NASCAR is going back to its roots this year with better-looking, old-school racecars and by racing trucks on dirt.

But one area where it went back to its roots Sunday wasn’t planned.

NASCAR had problems Sunday with its new laser inspection equipment. (Bob Pockrass Photo)
NASCAR’s new laser tech platform broke down early Sunday morning. That forced NASCAR to use the manual inspection procedures it has used in past years to check the chassis, frame rails, wheels, axles and steering geometry on the cars.

The change was not expected to delay Daytona 500 qualifying, which is scheduled for 1 p.m. today at Daytona International Speedway.
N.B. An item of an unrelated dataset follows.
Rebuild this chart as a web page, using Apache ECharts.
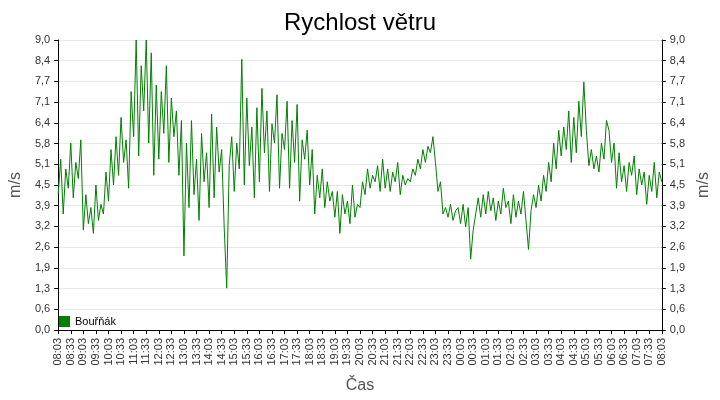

“We experienced some startup issues with our laser inspection platform—we are on a full mechanical backup measuring system,” NASCAR spokesman Kerry Tharp said Sunday morning.

“The two systems parallel one another. … From an inspection standpoint, we’re in good shape.”

NASCAR had taken the laser tech platform to a few different races last year in hopes that it could handle the wear and tear of being moved from race to race.

Tharp said he did not know if the temperatures in the mid-30s impacted the system.

The laser platform had been in development the last 18 months. It was never intended or designed to save time or replace officials.

“It’s solely for the purpose of enhancing the technology, or bringing technology to what we currently do to make it far more accurate, far more consistent (procedure) than what we had in the past,” NASCAR Sprint Cup Series Director John Darby said earlier this month.

NASCAR hopes to have the laser platform ready for inspection for the Daytona 500 qualifying races Thursday.